## [Goal]
Give the listing below again in full, exactly as written.

## [Data provided]

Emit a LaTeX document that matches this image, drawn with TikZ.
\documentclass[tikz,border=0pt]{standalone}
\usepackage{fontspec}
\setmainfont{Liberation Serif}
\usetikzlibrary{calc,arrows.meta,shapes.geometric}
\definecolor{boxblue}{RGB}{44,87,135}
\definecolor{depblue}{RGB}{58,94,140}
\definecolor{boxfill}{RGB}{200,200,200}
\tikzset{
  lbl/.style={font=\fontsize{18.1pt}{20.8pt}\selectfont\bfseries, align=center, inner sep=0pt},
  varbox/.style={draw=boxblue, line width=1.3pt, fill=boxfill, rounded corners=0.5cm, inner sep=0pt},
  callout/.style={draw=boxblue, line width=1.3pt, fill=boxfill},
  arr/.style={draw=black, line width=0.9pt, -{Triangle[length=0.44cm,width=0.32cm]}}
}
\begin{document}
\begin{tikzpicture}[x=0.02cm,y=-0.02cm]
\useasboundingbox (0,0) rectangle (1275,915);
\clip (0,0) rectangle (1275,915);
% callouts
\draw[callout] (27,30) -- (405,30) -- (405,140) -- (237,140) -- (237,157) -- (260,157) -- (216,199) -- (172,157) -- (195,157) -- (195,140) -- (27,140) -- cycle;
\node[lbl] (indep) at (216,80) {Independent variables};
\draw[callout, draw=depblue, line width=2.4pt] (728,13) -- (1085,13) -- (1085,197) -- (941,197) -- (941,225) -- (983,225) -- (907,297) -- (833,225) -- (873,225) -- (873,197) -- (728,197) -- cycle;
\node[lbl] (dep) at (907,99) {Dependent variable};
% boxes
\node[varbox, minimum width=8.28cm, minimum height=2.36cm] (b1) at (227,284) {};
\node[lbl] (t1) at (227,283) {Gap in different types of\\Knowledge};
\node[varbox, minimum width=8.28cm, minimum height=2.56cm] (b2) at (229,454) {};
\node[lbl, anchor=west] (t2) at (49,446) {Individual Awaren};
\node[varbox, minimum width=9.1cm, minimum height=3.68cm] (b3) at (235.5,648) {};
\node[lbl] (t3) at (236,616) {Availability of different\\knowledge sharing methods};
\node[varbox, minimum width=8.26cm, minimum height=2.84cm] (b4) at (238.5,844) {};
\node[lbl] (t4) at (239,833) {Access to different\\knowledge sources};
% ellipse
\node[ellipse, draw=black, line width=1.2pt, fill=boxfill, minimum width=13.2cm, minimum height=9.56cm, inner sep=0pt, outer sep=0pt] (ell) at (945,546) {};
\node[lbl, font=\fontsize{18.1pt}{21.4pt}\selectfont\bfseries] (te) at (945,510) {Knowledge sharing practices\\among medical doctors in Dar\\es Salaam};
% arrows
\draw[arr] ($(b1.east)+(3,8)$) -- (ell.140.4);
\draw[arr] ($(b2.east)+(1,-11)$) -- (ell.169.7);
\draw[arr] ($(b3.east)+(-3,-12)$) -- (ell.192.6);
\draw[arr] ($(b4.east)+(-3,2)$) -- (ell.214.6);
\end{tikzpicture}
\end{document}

## [Output for this exercise]
Emit a LaTeX document that matches this image, drawn with TikZ.
\documentclass[tikz,border=0pt]{standalone}
\usepackage{fontspec}
\setmainfont{Liberation Serif}
\usetikzlibrary{calc,arrows.meta,shapes.geometric}
\definecolor{boxblue}{RGB}{44,87,135}
\definecolor{depblue}{RGB}{58,94,140}
\definecolor{boxfill}{RGB}{200,200,200}
\tikzset{
  lbl/.style={font=\fontsize{18.1pt}{20.8pt}\selectfont\bfseries, align=center, inner sep=0pt},
  varbox/.style={draw=boxblue, line width=1.3pt, fill=boxfill, rounded corners=0.5cm, inner sep=0pt},
  callout/.style={draw=boxblue, line width=1.3pt, fill=boxfill},
  arr/.style={draw=black, line width=0.9pt, -{Triangle[length=0.44cm,width=0.32cm]}}
}
\begin{document}
\begin{tikzpicture}[x=0.02cm,y=-0.02cm]
\useasboundingbox (0,0) rectangle (1275,915);
\clip (0,0) rectangle (1275,915);
% callouts
\draw[callout] (27,30) -- (405,30) -- (405,140) -- (237,140) -- (237,157) -- (260,157) -- (216,199) -- (172,157) -- (195,157) -- (195,140) -- (27,140) -- cycle;
\node[lbl] (indep) at (216,80) {Independent variables};
\draw[callout, draw=depblue, line width=2.4pt] (728,13) -- (1085,13) -- (1085,197) -- (941,197) -- (941,225) -- (983,225) -- (907,297) -- (833,225) -- (873,225) -- (873,197) -- (728,197) -- cycle;
\node[lbl] (dep) at (907,99) {Dependent variable};
% boxes
\node[varbox, minimum width=8.28cm, minimum height=2.36cm] (b1) at (227,284) {};
\node[lbl] (t1) at (227,283) {Gap in different types of\\Knowledge};
\node[varbox, minimum width=8.28cm, minimum height=2.56cm] (b2) at (229,454) {};
\node[lbl, anchor=west] (t2) at (49,446) {Individual Awaren};
\node[varbox, minimum width=9.1cm, minimum height=3.68cm] (b3) at (235.5,648) {};
\node[lbl] (t3) at (236,616) {Availability of different\\knowledge sharing methods};
\node[varbox, minimum width=8.26cm, minimum height=2.84cm] (b4) at (238.5,844) {};
\node[lbl] (t4) at (239,833) {Access to different\\knowledge sources};
% ellipse
\node[ellipse, draw=black, line width=1.2pt, fill=boxfill, minimum width=13.2cm, minimum height=9.56cm, inner sep=0pt, outer sep=0pt] (ell) at (945,546) {};
\node[lbl, font=\fontsize{18.1pt}{21.4pt}\selectfont\bfseries] (te) at (945,510) {Knowledge sharing practices\\among medical doctors in Dar\\es Salaam};
% arrows
\draw[arr] ($(b1.east)+(3,8)$) -- (ell.140.4);
\draw[arr] ($(b2.east)+(1,-11)$) -- (ell.169.7);
\draw[arr] ($(b3.east)+(-3,-12)$) -- (ell.192.6);
\draw[arr] ($(b4.east)+(-3,2)$) -- (ell.214.6);
\end{tikzpicture}
\end{document}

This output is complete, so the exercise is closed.